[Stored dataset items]
================================

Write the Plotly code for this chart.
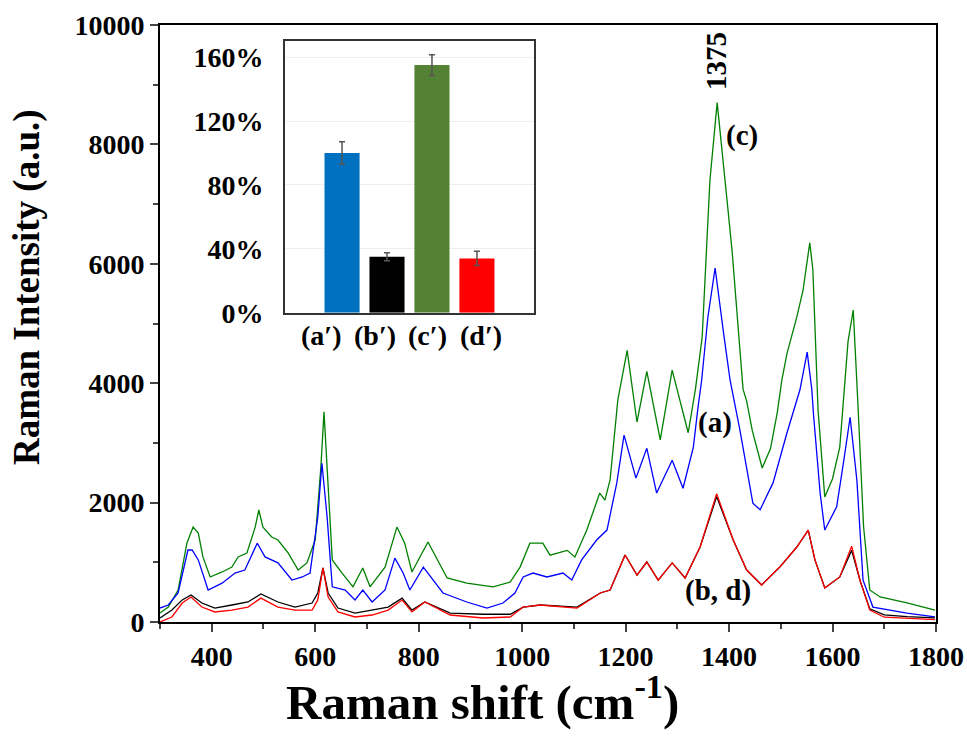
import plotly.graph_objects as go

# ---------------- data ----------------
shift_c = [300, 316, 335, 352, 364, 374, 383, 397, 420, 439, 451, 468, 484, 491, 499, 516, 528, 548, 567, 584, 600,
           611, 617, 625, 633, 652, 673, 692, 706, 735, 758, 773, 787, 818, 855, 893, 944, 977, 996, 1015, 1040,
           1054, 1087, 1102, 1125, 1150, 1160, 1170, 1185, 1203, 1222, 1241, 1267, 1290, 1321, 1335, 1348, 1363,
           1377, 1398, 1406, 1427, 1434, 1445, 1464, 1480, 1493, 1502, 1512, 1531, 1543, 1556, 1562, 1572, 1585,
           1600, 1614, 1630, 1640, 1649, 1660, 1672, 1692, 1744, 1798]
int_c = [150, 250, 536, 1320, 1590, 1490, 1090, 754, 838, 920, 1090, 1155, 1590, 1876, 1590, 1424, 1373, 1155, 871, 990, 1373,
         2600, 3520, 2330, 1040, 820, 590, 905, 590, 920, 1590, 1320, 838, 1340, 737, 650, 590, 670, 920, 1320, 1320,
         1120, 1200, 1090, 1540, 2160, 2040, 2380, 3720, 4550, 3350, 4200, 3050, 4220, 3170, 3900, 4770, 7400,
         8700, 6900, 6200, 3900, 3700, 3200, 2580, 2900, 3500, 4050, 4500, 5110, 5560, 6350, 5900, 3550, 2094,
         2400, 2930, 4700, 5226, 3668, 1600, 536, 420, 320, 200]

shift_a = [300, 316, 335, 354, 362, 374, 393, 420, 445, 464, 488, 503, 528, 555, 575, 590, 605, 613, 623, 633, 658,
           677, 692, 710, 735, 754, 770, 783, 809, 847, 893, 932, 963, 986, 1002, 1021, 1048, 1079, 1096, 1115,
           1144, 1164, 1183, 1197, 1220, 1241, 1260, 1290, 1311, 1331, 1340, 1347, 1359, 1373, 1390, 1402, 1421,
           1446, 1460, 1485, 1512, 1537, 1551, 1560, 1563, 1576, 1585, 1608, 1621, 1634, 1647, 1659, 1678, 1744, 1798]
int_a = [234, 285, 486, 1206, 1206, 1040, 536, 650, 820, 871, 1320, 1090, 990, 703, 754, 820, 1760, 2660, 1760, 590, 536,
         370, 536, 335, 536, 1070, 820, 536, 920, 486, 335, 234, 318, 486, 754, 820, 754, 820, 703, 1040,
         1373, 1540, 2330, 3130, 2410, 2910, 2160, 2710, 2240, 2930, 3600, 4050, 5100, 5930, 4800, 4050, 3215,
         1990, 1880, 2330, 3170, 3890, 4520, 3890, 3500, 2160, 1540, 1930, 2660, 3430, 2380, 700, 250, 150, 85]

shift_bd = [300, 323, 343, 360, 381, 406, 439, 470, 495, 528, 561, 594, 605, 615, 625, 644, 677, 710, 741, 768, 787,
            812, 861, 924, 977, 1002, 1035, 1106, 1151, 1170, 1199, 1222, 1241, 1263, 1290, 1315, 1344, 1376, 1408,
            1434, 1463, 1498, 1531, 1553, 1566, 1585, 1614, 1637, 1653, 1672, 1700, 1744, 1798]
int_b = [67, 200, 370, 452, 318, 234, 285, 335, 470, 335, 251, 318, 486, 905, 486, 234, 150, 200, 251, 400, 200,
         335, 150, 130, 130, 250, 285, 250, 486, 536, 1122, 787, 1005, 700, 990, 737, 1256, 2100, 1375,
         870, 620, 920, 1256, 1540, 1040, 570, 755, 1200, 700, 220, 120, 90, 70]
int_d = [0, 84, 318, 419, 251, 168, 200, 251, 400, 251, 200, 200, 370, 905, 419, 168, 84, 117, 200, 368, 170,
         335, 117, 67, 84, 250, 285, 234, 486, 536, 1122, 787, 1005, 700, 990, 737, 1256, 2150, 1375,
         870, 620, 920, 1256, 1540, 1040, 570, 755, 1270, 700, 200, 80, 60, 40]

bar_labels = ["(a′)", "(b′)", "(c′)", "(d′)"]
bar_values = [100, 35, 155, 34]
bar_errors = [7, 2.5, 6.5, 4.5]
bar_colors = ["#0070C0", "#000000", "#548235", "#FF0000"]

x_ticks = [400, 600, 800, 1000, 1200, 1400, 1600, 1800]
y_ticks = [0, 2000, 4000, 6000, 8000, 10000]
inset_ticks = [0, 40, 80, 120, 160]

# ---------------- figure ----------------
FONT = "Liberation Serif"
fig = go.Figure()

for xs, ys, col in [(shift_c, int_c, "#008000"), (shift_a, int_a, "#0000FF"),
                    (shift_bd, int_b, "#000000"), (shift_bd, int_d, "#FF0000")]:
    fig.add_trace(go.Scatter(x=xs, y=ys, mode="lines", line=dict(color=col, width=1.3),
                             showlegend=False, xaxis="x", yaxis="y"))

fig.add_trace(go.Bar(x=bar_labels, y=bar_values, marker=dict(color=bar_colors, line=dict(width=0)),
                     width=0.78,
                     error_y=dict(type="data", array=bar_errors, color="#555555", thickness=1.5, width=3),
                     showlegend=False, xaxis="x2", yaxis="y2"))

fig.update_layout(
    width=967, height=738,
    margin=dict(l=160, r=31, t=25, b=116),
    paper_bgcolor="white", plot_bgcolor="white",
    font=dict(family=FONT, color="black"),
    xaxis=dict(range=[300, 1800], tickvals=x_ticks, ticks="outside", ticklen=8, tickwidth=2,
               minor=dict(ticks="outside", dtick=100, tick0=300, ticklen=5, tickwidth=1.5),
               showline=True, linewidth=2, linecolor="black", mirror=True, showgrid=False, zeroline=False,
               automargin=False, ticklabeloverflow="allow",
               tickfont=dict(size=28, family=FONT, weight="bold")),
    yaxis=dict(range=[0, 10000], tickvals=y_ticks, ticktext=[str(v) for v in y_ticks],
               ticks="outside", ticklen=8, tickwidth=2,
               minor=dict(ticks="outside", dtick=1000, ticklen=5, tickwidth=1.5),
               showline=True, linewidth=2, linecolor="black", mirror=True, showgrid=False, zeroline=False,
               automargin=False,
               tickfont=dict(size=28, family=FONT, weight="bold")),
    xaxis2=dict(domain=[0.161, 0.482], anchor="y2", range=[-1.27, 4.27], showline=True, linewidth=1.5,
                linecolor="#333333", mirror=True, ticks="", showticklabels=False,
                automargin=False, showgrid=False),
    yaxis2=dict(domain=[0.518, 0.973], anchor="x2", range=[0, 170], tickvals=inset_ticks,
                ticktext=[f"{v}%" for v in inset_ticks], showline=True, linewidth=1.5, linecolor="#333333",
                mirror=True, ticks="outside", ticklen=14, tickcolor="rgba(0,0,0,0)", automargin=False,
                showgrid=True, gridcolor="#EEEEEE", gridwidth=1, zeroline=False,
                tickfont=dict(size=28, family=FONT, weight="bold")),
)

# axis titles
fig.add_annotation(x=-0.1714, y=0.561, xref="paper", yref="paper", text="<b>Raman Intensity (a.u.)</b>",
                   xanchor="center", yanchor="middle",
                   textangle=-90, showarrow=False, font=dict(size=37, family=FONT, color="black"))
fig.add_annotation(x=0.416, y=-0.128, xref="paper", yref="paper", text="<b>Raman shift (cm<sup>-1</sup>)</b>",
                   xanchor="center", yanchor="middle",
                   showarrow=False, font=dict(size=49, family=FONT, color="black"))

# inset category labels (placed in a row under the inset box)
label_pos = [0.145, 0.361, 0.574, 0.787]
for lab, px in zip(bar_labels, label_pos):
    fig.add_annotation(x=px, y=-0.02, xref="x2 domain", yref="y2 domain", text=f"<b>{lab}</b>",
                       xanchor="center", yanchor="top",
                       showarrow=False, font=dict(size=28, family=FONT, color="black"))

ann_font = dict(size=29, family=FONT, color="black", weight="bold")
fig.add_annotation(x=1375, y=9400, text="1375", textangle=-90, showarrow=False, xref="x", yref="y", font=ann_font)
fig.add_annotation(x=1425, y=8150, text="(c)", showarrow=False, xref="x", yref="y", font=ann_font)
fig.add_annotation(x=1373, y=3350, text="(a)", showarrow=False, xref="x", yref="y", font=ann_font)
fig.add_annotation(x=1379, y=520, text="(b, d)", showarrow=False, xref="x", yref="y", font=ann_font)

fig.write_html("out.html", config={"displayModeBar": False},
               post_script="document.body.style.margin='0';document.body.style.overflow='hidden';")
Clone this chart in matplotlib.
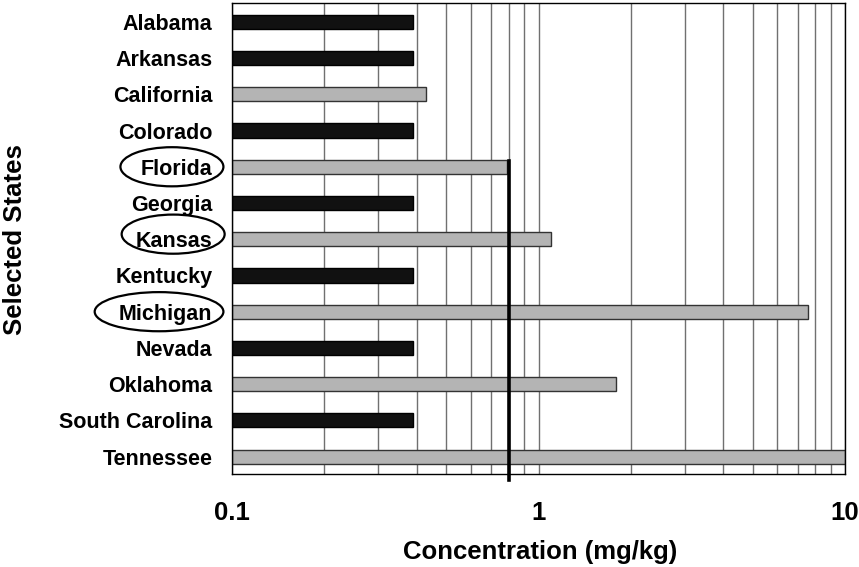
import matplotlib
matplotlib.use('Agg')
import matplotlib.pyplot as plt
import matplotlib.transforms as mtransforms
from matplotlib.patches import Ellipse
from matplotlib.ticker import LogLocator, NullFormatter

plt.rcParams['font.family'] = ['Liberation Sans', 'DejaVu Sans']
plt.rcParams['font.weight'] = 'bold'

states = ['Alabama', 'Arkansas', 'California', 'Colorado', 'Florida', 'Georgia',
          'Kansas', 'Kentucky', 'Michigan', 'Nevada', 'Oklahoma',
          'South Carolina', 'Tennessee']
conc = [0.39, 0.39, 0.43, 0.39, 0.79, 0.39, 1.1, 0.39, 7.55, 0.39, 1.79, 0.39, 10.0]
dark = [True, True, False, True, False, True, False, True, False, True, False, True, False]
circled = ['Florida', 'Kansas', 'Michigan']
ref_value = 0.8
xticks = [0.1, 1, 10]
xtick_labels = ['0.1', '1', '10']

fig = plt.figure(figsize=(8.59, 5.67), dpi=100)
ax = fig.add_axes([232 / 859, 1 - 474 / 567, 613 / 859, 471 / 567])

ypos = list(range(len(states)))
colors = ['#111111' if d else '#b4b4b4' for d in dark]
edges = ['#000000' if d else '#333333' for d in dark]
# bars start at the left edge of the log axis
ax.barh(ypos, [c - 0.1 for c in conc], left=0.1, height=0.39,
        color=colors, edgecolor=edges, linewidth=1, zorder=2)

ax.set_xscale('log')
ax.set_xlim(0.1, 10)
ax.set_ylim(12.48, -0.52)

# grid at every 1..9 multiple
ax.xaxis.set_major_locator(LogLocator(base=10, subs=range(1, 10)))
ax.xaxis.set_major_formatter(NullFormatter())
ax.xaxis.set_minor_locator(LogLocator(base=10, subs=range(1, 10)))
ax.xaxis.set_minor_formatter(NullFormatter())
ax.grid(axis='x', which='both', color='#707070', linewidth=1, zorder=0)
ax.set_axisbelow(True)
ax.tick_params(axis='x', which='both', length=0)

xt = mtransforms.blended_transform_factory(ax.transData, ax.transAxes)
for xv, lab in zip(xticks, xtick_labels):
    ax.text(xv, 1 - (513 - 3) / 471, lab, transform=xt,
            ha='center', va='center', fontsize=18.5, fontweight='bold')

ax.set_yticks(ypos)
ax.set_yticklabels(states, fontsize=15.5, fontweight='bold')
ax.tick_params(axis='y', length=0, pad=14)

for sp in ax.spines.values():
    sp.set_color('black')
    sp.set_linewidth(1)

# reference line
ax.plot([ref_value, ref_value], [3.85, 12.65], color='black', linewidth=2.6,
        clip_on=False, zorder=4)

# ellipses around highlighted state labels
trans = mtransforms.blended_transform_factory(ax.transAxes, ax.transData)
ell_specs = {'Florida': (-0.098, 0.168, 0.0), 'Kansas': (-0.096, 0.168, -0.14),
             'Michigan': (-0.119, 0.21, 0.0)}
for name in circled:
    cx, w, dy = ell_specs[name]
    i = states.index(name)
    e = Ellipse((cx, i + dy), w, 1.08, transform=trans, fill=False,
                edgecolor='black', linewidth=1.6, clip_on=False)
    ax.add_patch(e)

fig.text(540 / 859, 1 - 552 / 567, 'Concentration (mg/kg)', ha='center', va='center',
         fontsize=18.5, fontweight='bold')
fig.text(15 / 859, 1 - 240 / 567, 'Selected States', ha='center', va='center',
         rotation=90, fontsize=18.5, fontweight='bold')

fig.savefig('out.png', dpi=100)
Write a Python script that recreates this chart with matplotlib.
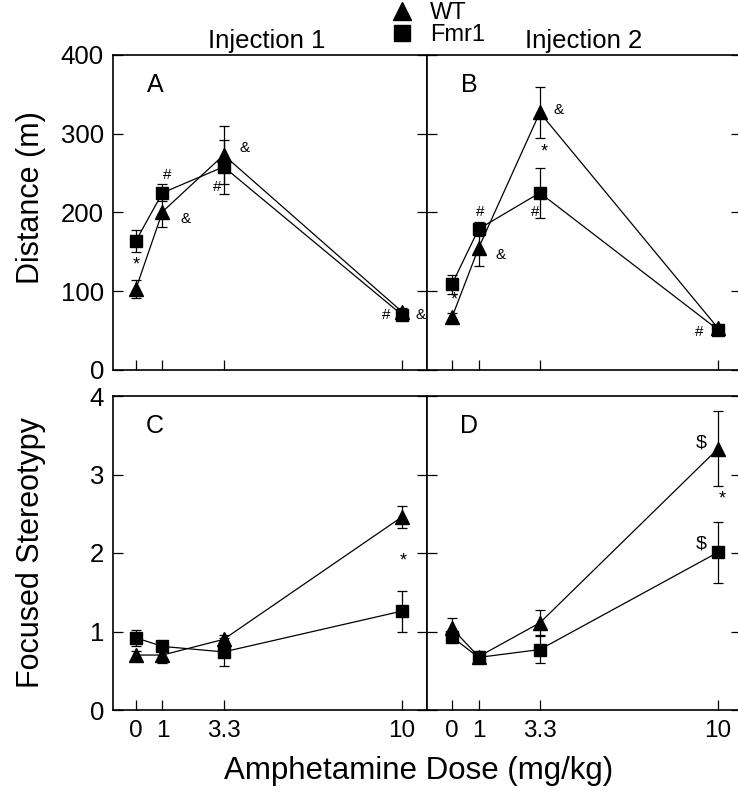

================================

◆ Task directions ◆
Without the pictures, repeat the entries above line by line, from the first through the one that contains "2400, 2930, 4700, 5226, 3668, 1600, 536, 420, 320, 200]", both ends included.

◆ Reply ◆
Write the Plotly code for this chart.
import plotly.graph_objects as go

# ---------------- data ----------------
shift_c = [300, 316, 335, 352, 364, 374, 383, 397, 420, 439, 451, 468, 484, 491, 499, 516, 528, 548, 567, 584, 600,
           611, 617, 625, 633, 652, 673, 692, 706, 735, 758, 773, 787, 818, 855, 893, 944, 977, 996, 1015, 1040,
           1054, 1087, 1102, 1125, 1150, 1160, 1170, 1185, 1203, 1222, 1241, 1267, 1290, 1321, 1335, 1348, 1363,
           1377, 1398, 1406, 1427, 1434, 1445, 1464, 1480, 1493, 1502, 1512, 1531, 1543, 1556, 1562, 1572, 1585,
           1600, 1614, 1630, 1640, 1649, 1660, 1672, 1692, 1744, 1798]
int_c = [150, 250, 536, 1320, 1590, 1490, 1090, 754, 838, 920, 1090, 1155, 1590, 1876, 1590, 1424, 1373, 1155, 871, 990, 1373,
         2600, 3520, 2330, 1040, 820, 590, 905, 590, 920, 1590, 1320, 838, 1340, 737, 650, 590, 670, 920, 1320, 1320,
         1120, 1200, 1090, 1540, 2160, 2040, 2380, 3720, 4550, 3350, 4200, 3050, 4220, 3170, 3900, 4770, 7400,
         8700, 6900, 6200, 3900, 3700, 3200, 2580, 2900, 3500, 4050, 4500, 5110, 5560, 6350, 5900, 3550, 2094,
         2400, 2930, 4700, 5226, 3668, 1600, 536, 420, 320, 200]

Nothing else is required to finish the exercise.